-- BEGIN Collected data --

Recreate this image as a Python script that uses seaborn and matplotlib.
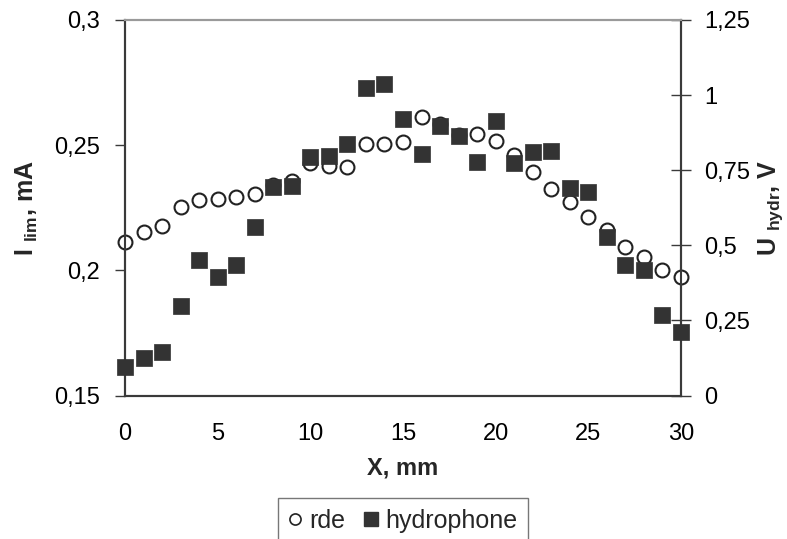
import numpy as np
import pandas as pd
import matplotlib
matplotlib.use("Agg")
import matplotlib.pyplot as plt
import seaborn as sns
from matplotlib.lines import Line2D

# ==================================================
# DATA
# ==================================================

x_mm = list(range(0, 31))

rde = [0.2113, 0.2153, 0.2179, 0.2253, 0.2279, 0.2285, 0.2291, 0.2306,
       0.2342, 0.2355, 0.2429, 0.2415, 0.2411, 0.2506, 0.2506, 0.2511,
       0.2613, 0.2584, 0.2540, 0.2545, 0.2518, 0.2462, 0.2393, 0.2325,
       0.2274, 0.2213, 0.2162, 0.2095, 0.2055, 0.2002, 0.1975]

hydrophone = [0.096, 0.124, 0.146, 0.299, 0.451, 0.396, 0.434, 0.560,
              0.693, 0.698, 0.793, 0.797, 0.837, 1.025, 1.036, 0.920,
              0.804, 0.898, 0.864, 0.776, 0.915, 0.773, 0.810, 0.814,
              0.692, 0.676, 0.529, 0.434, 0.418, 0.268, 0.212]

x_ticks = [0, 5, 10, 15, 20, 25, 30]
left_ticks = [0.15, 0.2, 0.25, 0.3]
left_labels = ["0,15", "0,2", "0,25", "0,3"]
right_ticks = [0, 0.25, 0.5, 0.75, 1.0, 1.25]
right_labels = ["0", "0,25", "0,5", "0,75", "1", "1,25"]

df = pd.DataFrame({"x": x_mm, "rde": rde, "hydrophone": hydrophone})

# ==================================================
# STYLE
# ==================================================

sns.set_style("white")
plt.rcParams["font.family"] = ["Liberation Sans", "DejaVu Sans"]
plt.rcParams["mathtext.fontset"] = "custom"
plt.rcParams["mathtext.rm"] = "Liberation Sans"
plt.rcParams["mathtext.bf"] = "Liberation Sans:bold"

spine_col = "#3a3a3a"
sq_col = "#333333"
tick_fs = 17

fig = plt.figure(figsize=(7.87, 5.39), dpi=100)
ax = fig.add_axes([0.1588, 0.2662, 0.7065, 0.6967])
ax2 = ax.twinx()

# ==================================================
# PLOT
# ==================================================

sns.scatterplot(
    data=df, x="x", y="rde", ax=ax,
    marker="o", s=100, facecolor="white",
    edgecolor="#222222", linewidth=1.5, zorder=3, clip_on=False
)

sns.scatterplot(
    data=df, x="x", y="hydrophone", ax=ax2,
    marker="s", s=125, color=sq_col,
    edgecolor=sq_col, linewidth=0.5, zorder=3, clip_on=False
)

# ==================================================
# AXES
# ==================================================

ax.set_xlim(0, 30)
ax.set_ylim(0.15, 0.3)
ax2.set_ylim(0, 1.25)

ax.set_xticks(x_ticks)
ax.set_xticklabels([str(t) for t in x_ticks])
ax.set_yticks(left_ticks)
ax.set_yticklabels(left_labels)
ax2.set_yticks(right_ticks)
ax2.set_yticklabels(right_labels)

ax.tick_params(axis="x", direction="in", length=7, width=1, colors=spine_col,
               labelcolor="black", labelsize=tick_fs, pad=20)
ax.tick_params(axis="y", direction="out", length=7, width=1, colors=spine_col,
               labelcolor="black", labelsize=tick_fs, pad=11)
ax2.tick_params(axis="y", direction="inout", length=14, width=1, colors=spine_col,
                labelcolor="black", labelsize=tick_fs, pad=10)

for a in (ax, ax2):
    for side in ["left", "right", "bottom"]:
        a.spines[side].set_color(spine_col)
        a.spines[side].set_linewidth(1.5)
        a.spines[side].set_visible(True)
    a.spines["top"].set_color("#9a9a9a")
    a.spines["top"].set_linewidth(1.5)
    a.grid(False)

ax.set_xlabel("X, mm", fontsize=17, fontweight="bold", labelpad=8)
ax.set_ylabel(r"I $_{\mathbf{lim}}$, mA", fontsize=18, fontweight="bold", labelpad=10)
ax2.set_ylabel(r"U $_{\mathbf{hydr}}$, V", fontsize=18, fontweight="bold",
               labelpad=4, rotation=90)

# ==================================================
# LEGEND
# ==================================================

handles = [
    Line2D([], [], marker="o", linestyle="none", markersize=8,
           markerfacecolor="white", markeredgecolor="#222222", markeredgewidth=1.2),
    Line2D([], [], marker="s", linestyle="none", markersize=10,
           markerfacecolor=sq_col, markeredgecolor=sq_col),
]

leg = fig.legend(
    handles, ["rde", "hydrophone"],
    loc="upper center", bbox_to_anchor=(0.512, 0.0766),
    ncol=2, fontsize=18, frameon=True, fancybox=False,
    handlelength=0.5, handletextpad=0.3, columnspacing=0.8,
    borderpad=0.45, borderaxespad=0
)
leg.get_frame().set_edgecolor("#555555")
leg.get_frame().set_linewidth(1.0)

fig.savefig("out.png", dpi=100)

-- END Collected data --

• **Description of the task**
Reproduce the listing exactly. Leave its pictures out.

• **Worked answer**
Recreate this image as a Python script that uses seaborn and matplotlib.
import numpy as np
import pandas as pd
import matplotlib
matplotlib.use("Agg")
import matplotlib.pyplot as plt
import seaborn as sns
from matplotlib.lines import Line2D

# ==================================================
# DATA
# ==================================================

x_mm = list(range(0, 31))

rde = [0.2113, 0.2153, 0.2179, 0.2253, 0.2279, 0.2285, 0.2291, 0.2306,
       0.2342, 0.2355, 0.2429, 0.2415, 0.2411, 0.2506, 0.2506, 0.2511,
       0.2613, 0.2584, 0.2540, 0.2545, 0.2518, 0.2462, 0.2393, 0.2325,
       0.2274, 0.2213, 0.2162, 0.2095, 0.2055, 0.2002, 0.1975]

hydrophone = [0.096, 0.124, 0.146, 0.299, 0.451, 0.396, 0.434, 0.560,
              0.693, 0.698, 0.793, 0.797, 0.837, 1.025, 1.036, 0.920,
              0.804, 0.898, 0.864, 0.776, 0.915, 0.773, 0.810, 0.814,
              0.692, 0.676, 0.529, 0.434, 0.418, 0.268, 0.212]

x_ticks = [0, 5, 10, 15, 20, 25, 30]
left_ticks = [0.15, 0.2, 0.25, 0.3]
left_labels = ["0,15", "0,2", "0,25", "0,3"]
right_ticks = [0, 0.25, 0.5, 0.75, 1.0, 1.25]
right_labels = ["0", "0,25", "0,5", "0,75", "1", "1,25"]

df = pd.DataFrame({"x": x_mm, "rde": rde, "hydrophone": hydrophone})

# ==================================================
# STYLE
# ==================================================

sns.set_style("white")
plt.rcParams["font.family"] = ["Liberation Sans", "DejaVu Sans"]
plt.rcParams["mathtext.fontset"] = "custom"
plt.rcParams["mathtext.rm"] = "Liberation Sans"
plt.rcParams["mathtext.bf"] = "Liberation Sans:bold"

spine_col = "#3a3a3a"
sq_col = "#333333"
tick_fs = 17

fig = plt.figure(figsize=(7.87, 5.39), dpi=100)
ax = fig.add_axes([0.1588, 0.2662, 0.7065, 0.6967])
ax2 = ax.twinx()

# ==================================================
# PLOT
# ==================================================

sns.scatterplot(
    data=df, x="x", y="rde", ax=ax,
    marker="o", s=100, facecolor="white",
    edgecolor="#222222", linewidth=1.5, zorder=3, clip_on=False
)

sns.scatterplot(
    data=df, x="x", y="hydrophone", ax=ax2,
    marker="s", s=125, color=sq_col,
    edgecolor=sq_col, linewidth=0.5, zorder=3, clip_on=False
)

# ==================================================
# AXES
# ==================================================

ax.set_xlim(0, 30)
ax.set_ylim(0.15, 0.3)
ax2.set_ylim(0, 1.25)

ax.set_xticks(x_ticks)
ax.set_xticklabels([str(t) for t in x_ticks])
ax.set_yticks(left_ticks)
ax.set_yticklabels(left_labels)
ax2.set_yticks(right_ticks)
ax2.set_yticklabels(right_labels)

ax.tick_params(axis="x", direction="in", length=7, width=1, colors=spine_col,
               labelcolor="black", labelsize=tick_fs, pad=20)
ax.tick_params(axis="y", direction="out", length=7, width=1, colors=spine_col,
               labelcolor="black", labelsize=tick_fs, pad=11)
ax2.tick_params(axis="y", direction="inout", length=14, width=1, colors=spine_col,
                labelcolor="black", labelsize=tick_fs, pad=10)

for a in (ax, ax2):
    for side in ["left", "right", "bottom"]:
        a.spines[side].set_color(spine_col)
        a.spines[side].set_linewidth(1.5)
        a.spines[side].set_visible(True)
    a.spines["top"].set_color("#9a9a9a")
    a.spines["top"].set_linewidth(1.5)
    a.grid(False)

ax.set_xlabel("X, mm", fontsize=17, fontweight="bold", labelpad=8)
ax.set_ylabel(r"I $_{\mathbf{lim}}$, mA", fontsize=18, fontweight="bold", labelpad=10)
ax2.set_ylabel(r"U $_{\mathbf{hydr}}$, V", fontsize=18, fontweight="bold",
               labelpad=4, rotation=90)

# ==================================================
# LEGEND
# ==================================================

handles = [
    Line2D([], [], marker="o", linestyle="none", markersize=8,
           markerfacecolor="white", markeredgecolor="#222222", markeredgewidth=1.2),
    Line2D([], [], marker="s", linestyle="none", markersize=10,
           markerfacecolor=sq_col, markeredgecolor=sq_col),
]

leg = fig.legend(
    handles, ["rde", "hydrophone"],
    loc="upper center", bbox_to_anchor=(0.512, 0.0766),
    ncol=2, fontsize=18, frameon=True, fancybox=False,
    handlelength=0.5, handletextpad=0.3, columnspacing=0.8,
    borderpad=0.45, borderaxespad=0
)
leg.get_frame().set_edgecolor("#555555")
leg.get_frame().set_linewidth(1.0)

fig.savefig("out.png", dpi=100)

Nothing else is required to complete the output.